Em 15 minutos ele fez os três furos que eu penei pra tentar fazer em mais de uma hora.
Nem me cobrou nada. Só sorriu. Ah! Esqueci de dizer que resolvi checar se a broca estava bem encaixada e queimei os dedos. Ninguém me avisou que o atrito do metal no concreto produzia tamanho calor. [Ou será que perdi essa aula enquanto dormia?]
Na hora de pendurar o mosquiteiro, um pequeno contratempo: um gigantesco lustre vietnamita bem em cima da cama.
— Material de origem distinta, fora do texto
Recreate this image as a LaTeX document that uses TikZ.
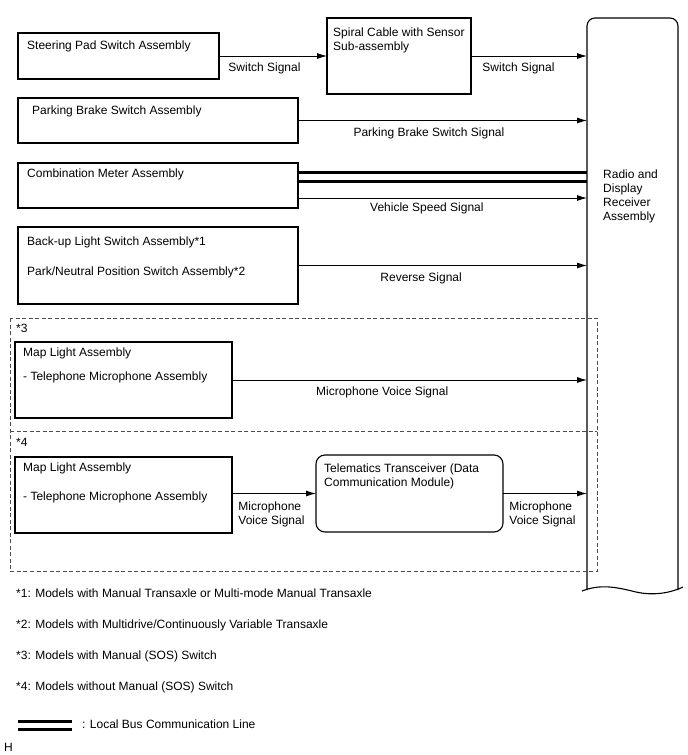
\documentclass[tikz,border=0pt]{standalone}
\usepackage{fontspec}
\setmainfont{Liberation Sans}
\usetikzlibrary{arrows.meta,calc,positioning}

\begin{document}
\begin{tikzpicture}[x=1pt,y=-1pt,font=\fontsize{12}{14}\selectfont,
  unitbox/.style={draw,line width=1.1pt,inner sep=0pt,outer sep=0pt,anchor=north west},
  txt/.style={inner sep=0pt,anchor=west},
  lab/.style={inner sep=0pt,align=left,anchor=north west},
  siglab/.style={inner sep=0pt,below=#1},
  sig/.style={line width=0.9pt,-{Latex[length=10pt,width=6pt]}},
  bus/.style={line width=3pt},
  grp/.style={draw=black!70,line width=0.9pt,dash pattern=on 4pt off 2.5pt}]
\useasboundingbox (0,0) rectangle (688,755);

% receiver
\node[inner sep=0pt,outer sep=0pt,minimum width=91,minimum height=572,anchor=north west] (rcv) at (587,18) {};
\draw[line width=1.1pt,rounded corners=8pt] (rcv.south west) -- (rcv.north west) -- (rcv.north east) -- (rcv.south east);
\draw[line width=1.1pt] (582,591) .. controls (600,584) and (615,587) .. (632,591) .. controls (650,596) and (668,594) .. (683,587);
\node[lab] (rcvtxt) at (603,170) {Radio and\\Display\\Receiver\\Assembly};

% groups
\draw[grp] (10,318) rectangle (597,571);
\draw[grp] (10,431) -- (597,431);
\node[txt] (grp3) at (16,328) {*3};
\node[txt] (grp4) at (16,442) {*4};

% units
\node[unitbox,minimum width=201,minimum height=46] (spad) at (18,33) {};
\node[txt] (spadtxt) at ($(spad.north west)+(9,13)$) {Steering Pad Switch Assembly};
\node[unitbox,minimum width=144,minimum height=76] (spiral) at (327,18) {};
\node[lab] (spiraltxt) at ($(spiral.north west)+(6,9.5)$) {Spiral Cable with Sensor\\Sub-assembly};
\node[unitbox,minimum width=280,minimum height=45] (pbrake) at (18,98) {};
\node[txt] (pbraketxt) at ($(pbrake.north west)+(14,13)$) {Parking Brake Switch Assembly};
\node[unitbox,minimum width=280,minimum height=45] (cmeter) at (18,163) {};
\node[txt] (cmetertxt) at ($(cmeter.north west)+(9,11)$) {Combination Meter Assembly};
\node[unitbox,minimum width=280,minimum height=77] (bkup) at (18,227) {};
\node[txt] (bkuptxt) at ($(bkup.north west)+(9,15)$) {Back-up Light Switch Assembly*1};
\node[txt] (pnptxt) at ($(bkup.north west)+(9,45)$) {Park/Neutral Position Switch Assembly*2};
\node[unitbox,minimum width=217,minimum height=76] (map1) at (15,342) {};
\node[txt] (map1txt) at ($(map1.north west)+(8,11)$) {Map Light Assembly};
\node[txt] (mic1txt) at ($(map1.north west)+(8,35)$) {- Telephone Microphone Assembly};
\node[unitbox,minimum width=217,minimum height=76] (map2) at (15,457) {};
\node[txt] (map2txt) at ($(map2.north west)+(8,11)$) {Map Light Assembly};
\node[txt] (mic2txt) at ($(map2.north west)+(8,40)$) {- Telephone Microphone Assembly};
\node[unitbox,rounded corners=9pt,minimum width=187,minimum height=77] (tcm) at (316,455) {};
\node[lab] (tcmtxt) at ($(tcm.north west)+(8,8.5)$) {Telematics Transceiver (Data\\Communication Module)};

% signals
\draw[sig] (spad.east) -- node[lab,pos=0,xshift=9pt,yshift=-6.5pt] (sw1) {Switch Signal} (spad.east -| spiral.west);
\draw[sig] (spiral.east) -- node[lab,pos=0,xshift=11pt,yshift=-6.5pt] (sw2) {Switch Signal} (spiral.east -| rcv.west);
\draw[sig] (pbrake.east) -- node[siglab=6.4pt,pos=0.453] (pbsig) {Parking Brake Switch Signal} (pbrake.east -| rcv.west);
\coordinate (bus1) at ($(cmeter.north east)+(0,9.5)$);
\coordinate (bus2) at ($(cmeter.north east)+(0,18)$);
\coordinate (vss) at ($(cmeter.south east)+(0,-10)$);
\draw[bus] (bus1) -- (bus1 -| rcv.west);
\draw[bus] (bus2) -- (bus2 -| rcv.west);
\draw[sig] (vss) -- node[siglab=4.5pt,pos=0.446] (vsig) {Vehicle Speed Signal} (vss -| rcv.west);
\draw[sig] (bkup.east) -- node[siglab=6.4pt,pos=0.426] (rsig) {Reverse Signal} (bkup.east -| rcv.west);
\draw[sig] (map1.east) -- node[siglab=6.4pt,pos=0.423] (msig1) {Microphone Voice Signal} (map1.east -| rcv.west);
\draw[sig] (tcm.west -| map2.east) -- node[lab,pos=0,xshift=6pt,yshift=-7.5pt] (msig2) {Microphone\\Voice Signal} (tcm.west);
\draw[sig] (tcm.east) -- node[lab,pos=0,xshift=6pt,yshift=-7.5pt] (msig3) {Microphone\\Voice Signal} (tcm.east -| rcv.west);

% notes
\foreach \y/\note [count=\i] in {593/{Models with Manual Transaxle or Multi-mode Manual Transaxle},
    625/{Models with Multidrive/Continuously Variable Transaxle},
    656/{Models with Manual (SOS) Switch},
    687/{Models without Manual (SOS) Switch}}
  \node[txt] (note\i) at (16,\y) {*\i: \note};
\draw[bus] (18,721) -- (72,721);
\draw[bus] (18,729) -- (72,729);
\node[txt] (legend) at (82,724) {: Local Bus Communication Line};
\node[txt] (fig) at (4,747) {H};
\end{tikzpicture}
\end{document}
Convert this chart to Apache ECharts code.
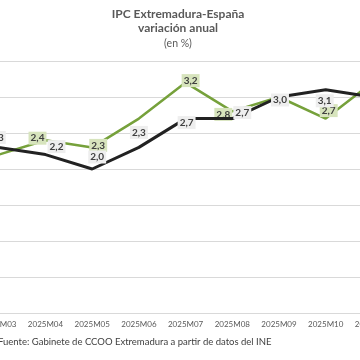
<!DOCTYPE html>
<html>
<head>
<meta charset="utf-8">
<script src="https://cdn.jsdelivr.net/npm/echarts@6/dist/echarts.min.js"></script>
<style>
html,body{margin:0;padding:0;background:#fff;}
#wrap{position:relative;width:360px;height:360px;overflow:hidden;background:#fff;}
#chart{position:absolute;left:-40px;top:0;width:500px;height:360px;}
</style>
</head>
<body>
<div id="wrap"><div id="chart"></div></div>
<script>
// Data
const categories = ['2025M03','2025M04','2025M05','2025M06','2025M07','2025M08','2025M09','2025M10','2025M11'];
const espana      = [2.3, 2.2, 2.0, 2.3, 2.7, 2.7, 3.0, 3.1, 3.0];
const extremadura = [2.2, 2.4, 2.3, 2.7, 3.2, 2.8, 3.0, 2.7, 3.2];
const yTicks = [0, 0.5, 1, 1.5, 2, 2.5, 3, 3.5];

// label styling (offsets per point, in px; null = no label)
const espanaLabelOffsets = [[-2,-10],[11,-8],[5,-12],[0,-15],[1,4],[10,-6],[1,3],[-1,11],[0,-10]];
const extLabelOffsets    = [null,[-8,-2],[6,-2],null,[5,-2],[-9,3],null,[3,-8],[0,-2]];

const OFF = 40;           // chart div shifted left by this many px
const STEP = 46.7;        // category width
const firstCenter = -1.2; // visible x of first category
const gridLeft = OFF + firstCenter - STEP/2;

function fmt(v){ return v.toFixed(1).replace('.', ','); }

function buildData(vals, offsets){
  return vals.map((v,i)=>{
    const o = offsets[i];
    return {
      value: v,
      label: o ? {show:true, offset:o} : {show:false}
    };
  });
}

const labelBase = {
  show: true,
  position: 'inside',
  formatter: p => fmt(p.value),
  fontFamily: 'Lato',
  fontSize: 10,
  fontWeight: 'bold',
  color: '#404040',
  padding: [2,2,1,2]
};

const chart = echarts.init(document.getElementById('chart'), null, {renderer:'canvas'});
chart.setOption({
  animation: false,
  backgroundColor: '#fff',
  grid: {left: gridLeft, top: 61, width: STEP*categories.length, height: 252, containLabel: false},
  xAxis: {
    type: 'category',
    data: categories,
    boundaryGap: true,
    axisLine: {show: true, lineStyle: {color: '#d9d9d9', width: 1}},
    axisTick: {show: false},
    axisLabel: {color: '#595959', fontFamily: 'Lato', fontSize: 8, margin: 7, interval: 0}
  },
  yAxis: {
    type: 'value',
    min: yTicks[0],
    max: yTicks[yTicks.length-1],
    interval: 0.5,
    axisLabel: {show: false},
    axisLine: {show: false},
    axisTick: {show: false},
    splitLine: {lineStyle: {color: '#d9d9d9', width: 1}}
  },
  graphic: [
    {type:'text', x: 178 + OFF, y: 14, style:{text:'IPC Extremadura-España', fill:'#595959', font:'bold 12px Lato', textAlign:'center', textVerticalAlign:'middle'}},
    {type:'text', x: 178 + OFF, y: 28, style:{text:'variación anual', fill:'#595959', font:'bold 12px Lato', textAlign:'center', textVerticalAlign:'middle'}},
    {type:'text', x: 178 + OFF, y: 44, style:{text:'(en %)', fill:'#595959', font:'10.5px Lato', textAlign:'center', textVerticalAlign:'middle'}},
    {type:'text', x: OFF - 2, y: 342, style:{text:'Fuente: Gabinete de CCOO Extremadura a partir de datos del INE', fill:'#404040', font:'9.5px Lato', textAlign:'left', textVerticalAlign:'middle'}}
  ],
  series: [
    {
      name: 'Extremadura',
      type: 'line',
      data: buildData(extremadura, extLabelOffsets),
      symbol: 'circle',
      symbolSize: 1,
      lineStyle: {color: '#76a13b', width: 2.5},
      itemStyle: {color: '#76a13b'},
      label: Object.assign({}, labelBase, {backgroundColor: '#d7e4bd'}),
      z: 2
    },
    {
      name: 'España',
      type: 'line',
      data: buildData(espana, espanaLabelOffsets),
      symbol: 'circle',
      symbolSize: 1,
      lineStyle: {color: '#222222', width: 3},
      itemStyle: {color: '#222222'},
      label: Object.assign({}, labelBase, {backgroundColor: '#eeeeee'}),
      z: 3
    }
  ]
});
</script>
</body>
</html>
E agora? Era preciso fazer um pequeno furo no mosquiteiro para passar a fiação do lustre e assim deixá-lo dentro do dossel. Vou poupar você, leitor(a) de detalhes, mas imagine alguém que acaba de desligar a chave geral do quadro de luz - porque vai mexer com os fios desencapados do lustre e passá-los  por um minúsculo buraquinho feito no mosquiteiro, a fim de não estragá-lo muito -, com medo de tomar choque, tentando enxergar alguma coisa num quarto na penumbra, trepada numa escada do tipo "balança mas não cai". (Minha amiga S. diz que eu tenho mais sorte que juízo). Resultado: essa criatura deixou o lustre cair e a lâmpada se espatifou no chão.
Caramba, esse post está ficando parecido com aquele comercial da faca Ginsu. (Pensa que acabou? Nãããão! Não mande dinheiro agora, pois ao comprar este jogo de facas você ainda recebe a maravilhosa picadora de legumes...). Ou seja: calma que tem mais...
Voltando ao quarto: depois de penar, pendurei o mosquiteiro. Varri o chão, juntei os caquinhos da lâmpada, tirei o pó, arrumei as pedrinhas em volta da cama, coloquei os abajures (que eu mesma fiz, com esteirinhas de bambu), as velas... enfim, ajeitei o quarto como pude. Queria um ambiente relaxante, quase um spa.
O dossel-mosquiteiro, nem preciso dizer, ficou torto. Um lado pende mais que o outro e, na cabeceira, ele ficou muito em cima do travesseiro. "Pois vai ficar assim mesmo", bufei.
Passado mais de um mês dessa aventura, concluí que de nada adianta ter uma cama de princesa se você não é uma princesa.
Por três vezes, ao acordar e me espreguiçar, enrosquei o braço, a mão ou o relógio no dossel e ele veio abaixo. Fiquei presa debaixo dele como um peixe na rede. Poderia até bancar a superior e dizer que fiquei presa como uma sereia na rede, mas sou honesta. Mentir é feio. Quando acordo posso parecer muitas coisas, menos uma sereia. Na verdade, senti-me como a Dolly, o pai do Nemo e as sardinhas do desenho animado, na cena do barco de pesca puxando a rede.
Agora, o dossel sai do bocal do lustre. A cada enroscada e queda ele cede um pouco. Começo a achar que qualquer dia desses vou acabar com o raio do dossel enrolado na minha cintura... como um tutu. Aí, com certeza, saberei que dancei!